Problem to work on: Return, without pictures, the lines from the start of the data through the one that contains "1005, 469, 118];".

### Data

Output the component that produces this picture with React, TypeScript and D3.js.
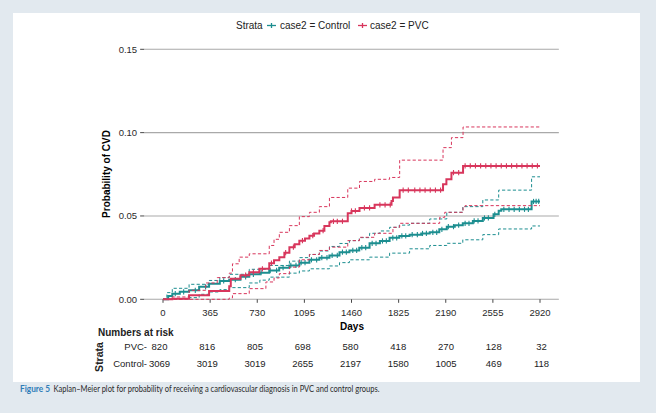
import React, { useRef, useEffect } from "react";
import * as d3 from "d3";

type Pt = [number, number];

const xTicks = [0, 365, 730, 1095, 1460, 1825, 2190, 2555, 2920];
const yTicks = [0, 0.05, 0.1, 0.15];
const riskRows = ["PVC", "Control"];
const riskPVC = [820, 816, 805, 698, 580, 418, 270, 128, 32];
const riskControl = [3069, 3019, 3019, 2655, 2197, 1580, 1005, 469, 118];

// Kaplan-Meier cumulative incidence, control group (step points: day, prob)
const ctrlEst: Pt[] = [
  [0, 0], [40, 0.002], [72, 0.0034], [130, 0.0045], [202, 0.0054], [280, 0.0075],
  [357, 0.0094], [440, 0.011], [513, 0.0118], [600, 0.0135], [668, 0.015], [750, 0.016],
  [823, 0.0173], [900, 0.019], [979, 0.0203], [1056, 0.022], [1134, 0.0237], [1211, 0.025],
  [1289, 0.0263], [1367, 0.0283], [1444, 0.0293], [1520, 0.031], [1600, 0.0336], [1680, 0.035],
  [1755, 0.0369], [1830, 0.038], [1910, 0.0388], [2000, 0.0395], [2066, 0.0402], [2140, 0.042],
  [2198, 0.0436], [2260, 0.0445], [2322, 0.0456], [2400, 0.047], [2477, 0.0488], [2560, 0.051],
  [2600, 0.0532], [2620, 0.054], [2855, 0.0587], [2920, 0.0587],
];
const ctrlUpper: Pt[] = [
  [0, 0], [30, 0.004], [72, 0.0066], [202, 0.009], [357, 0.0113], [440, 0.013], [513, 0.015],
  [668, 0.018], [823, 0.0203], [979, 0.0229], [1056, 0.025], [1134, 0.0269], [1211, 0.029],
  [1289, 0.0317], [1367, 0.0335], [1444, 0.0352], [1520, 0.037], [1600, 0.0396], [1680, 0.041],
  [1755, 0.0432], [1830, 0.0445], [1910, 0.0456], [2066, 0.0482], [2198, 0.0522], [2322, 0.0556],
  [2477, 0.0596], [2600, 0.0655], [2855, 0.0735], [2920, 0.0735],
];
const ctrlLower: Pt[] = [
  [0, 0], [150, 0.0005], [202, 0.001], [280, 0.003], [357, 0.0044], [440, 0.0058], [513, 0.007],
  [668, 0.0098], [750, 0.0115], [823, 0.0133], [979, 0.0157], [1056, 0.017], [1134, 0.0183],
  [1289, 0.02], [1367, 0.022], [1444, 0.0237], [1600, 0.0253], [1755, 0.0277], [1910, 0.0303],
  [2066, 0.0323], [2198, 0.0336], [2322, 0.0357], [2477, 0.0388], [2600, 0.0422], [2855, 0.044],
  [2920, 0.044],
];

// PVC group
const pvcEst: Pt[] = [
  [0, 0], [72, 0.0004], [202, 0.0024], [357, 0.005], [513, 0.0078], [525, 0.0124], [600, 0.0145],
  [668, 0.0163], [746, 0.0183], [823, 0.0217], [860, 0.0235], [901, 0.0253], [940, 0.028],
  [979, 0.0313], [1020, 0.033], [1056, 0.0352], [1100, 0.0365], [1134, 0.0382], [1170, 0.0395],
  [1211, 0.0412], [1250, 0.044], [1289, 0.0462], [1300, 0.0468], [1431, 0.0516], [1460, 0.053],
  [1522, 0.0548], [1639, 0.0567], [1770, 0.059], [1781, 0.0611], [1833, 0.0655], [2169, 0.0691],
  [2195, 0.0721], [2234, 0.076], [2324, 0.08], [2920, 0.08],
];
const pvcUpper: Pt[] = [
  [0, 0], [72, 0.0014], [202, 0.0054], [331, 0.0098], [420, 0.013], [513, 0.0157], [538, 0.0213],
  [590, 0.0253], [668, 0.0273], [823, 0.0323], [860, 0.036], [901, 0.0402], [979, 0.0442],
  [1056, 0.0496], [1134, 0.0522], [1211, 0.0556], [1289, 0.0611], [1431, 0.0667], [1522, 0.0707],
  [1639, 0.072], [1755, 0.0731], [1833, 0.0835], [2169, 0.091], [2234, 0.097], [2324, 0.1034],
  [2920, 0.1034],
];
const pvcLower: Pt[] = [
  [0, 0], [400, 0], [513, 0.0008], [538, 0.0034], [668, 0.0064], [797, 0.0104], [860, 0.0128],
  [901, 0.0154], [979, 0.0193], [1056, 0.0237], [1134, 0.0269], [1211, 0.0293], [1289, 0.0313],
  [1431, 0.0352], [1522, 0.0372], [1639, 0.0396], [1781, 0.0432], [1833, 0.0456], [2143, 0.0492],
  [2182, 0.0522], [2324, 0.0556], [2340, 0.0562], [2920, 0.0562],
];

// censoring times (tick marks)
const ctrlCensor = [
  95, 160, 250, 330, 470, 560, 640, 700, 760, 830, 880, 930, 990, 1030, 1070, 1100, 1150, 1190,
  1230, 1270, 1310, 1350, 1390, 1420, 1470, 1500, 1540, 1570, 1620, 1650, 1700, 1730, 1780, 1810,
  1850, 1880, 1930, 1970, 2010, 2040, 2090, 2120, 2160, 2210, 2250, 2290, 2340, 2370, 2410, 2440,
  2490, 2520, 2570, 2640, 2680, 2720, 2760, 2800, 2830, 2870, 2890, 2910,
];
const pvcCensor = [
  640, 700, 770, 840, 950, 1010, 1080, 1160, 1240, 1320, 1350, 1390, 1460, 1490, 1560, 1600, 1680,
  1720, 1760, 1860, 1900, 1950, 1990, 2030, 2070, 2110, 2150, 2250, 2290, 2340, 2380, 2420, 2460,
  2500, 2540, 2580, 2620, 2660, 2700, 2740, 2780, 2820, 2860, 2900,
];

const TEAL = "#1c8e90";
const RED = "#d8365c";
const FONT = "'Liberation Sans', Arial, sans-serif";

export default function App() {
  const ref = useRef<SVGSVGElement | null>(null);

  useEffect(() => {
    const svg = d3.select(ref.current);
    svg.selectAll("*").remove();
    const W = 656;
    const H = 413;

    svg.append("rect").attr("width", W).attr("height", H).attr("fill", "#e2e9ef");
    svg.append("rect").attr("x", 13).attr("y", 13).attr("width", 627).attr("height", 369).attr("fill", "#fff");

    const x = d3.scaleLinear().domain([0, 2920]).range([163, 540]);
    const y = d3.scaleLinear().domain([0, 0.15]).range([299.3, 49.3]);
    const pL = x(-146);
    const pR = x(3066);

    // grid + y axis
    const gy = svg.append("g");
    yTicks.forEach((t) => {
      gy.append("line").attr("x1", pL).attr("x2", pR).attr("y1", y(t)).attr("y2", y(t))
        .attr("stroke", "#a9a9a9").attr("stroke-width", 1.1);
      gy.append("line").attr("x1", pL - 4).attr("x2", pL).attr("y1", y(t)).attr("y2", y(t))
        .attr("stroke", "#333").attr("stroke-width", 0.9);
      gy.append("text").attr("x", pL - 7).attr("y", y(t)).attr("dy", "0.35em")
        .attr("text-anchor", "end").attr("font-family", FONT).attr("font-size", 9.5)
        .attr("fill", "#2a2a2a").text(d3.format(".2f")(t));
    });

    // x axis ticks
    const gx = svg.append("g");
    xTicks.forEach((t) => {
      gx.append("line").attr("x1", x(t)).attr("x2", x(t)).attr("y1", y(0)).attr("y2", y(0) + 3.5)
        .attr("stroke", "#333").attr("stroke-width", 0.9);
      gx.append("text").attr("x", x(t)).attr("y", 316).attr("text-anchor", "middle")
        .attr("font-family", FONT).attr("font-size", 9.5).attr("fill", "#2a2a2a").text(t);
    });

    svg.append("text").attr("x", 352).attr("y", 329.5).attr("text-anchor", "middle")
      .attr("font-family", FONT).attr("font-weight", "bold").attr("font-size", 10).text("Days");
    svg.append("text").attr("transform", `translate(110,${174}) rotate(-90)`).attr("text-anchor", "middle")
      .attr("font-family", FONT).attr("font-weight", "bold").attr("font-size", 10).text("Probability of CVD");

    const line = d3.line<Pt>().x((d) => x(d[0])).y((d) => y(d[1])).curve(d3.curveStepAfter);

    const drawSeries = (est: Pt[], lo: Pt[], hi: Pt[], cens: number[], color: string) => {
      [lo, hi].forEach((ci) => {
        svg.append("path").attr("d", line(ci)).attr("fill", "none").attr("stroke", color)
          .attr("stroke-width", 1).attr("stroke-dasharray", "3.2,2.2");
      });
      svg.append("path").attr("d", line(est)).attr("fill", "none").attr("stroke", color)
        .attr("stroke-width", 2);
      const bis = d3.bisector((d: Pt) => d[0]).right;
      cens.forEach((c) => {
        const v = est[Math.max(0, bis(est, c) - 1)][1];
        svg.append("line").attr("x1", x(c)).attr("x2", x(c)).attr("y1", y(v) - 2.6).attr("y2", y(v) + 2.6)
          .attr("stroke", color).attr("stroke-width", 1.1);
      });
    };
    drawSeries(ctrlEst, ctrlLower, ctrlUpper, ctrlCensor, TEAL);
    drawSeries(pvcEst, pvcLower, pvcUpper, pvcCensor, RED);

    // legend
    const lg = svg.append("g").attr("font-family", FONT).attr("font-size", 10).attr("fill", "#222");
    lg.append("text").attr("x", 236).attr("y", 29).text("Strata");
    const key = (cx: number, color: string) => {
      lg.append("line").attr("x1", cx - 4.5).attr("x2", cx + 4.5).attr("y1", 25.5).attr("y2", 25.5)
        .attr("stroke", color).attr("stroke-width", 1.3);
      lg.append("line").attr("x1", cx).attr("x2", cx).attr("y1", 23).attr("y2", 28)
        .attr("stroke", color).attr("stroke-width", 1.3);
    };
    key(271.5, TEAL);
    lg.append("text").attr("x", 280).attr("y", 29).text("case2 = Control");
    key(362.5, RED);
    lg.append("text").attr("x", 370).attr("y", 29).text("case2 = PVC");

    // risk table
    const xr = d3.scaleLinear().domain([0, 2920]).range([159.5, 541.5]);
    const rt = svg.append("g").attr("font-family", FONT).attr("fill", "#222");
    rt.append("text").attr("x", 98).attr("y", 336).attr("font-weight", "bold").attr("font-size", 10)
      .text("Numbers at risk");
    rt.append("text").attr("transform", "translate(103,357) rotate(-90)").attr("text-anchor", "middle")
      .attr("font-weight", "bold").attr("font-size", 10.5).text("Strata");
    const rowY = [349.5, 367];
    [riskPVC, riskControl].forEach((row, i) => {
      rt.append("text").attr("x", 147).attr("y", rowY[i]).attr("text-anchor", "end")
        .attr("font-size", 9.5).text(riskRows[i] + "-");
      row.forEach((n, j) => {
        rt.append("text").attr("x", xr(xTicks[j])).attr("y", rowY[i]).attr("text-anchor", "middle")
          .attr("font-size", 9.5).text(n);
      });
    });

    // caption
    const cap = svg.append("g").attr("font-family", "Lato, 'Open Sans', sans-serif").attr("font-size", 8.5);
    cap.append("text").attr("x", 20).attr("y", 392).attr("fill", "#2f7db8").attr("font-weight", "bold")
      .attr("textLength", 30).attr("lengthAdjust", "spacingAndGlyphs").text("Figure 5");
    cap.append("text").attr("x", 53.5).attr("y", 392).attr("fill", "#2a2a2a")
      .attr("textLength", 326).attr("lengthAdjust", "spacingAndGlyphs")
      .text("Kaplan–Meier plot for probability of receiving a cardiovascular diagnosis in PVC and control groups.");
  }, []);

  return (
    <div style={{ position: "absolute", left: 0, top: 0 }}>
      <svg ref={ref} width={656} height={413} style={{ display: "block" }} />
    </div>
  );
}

######

Exercise output:
Output the component that produces this picture with React, TypeScript and D3.js.
import React, { useRef, useEffect } from "react";
import * as d3 from "d3";

type Pt = [number, number];

const xTicks = [0, 365, 730, 1095, 1460, 1825, 2190, 2555, 2920];
const yTicks = [0, 0.05, 0.1, 0.15];
const riskRows = ["PVC", "Control"];
const riskPVC = [820, 816, 805, 698, 580, 418, 270, 128, 32];
const riskControl = [3069, 3019, 3019, 2655, 2197, 1580, 1005, 469, 118];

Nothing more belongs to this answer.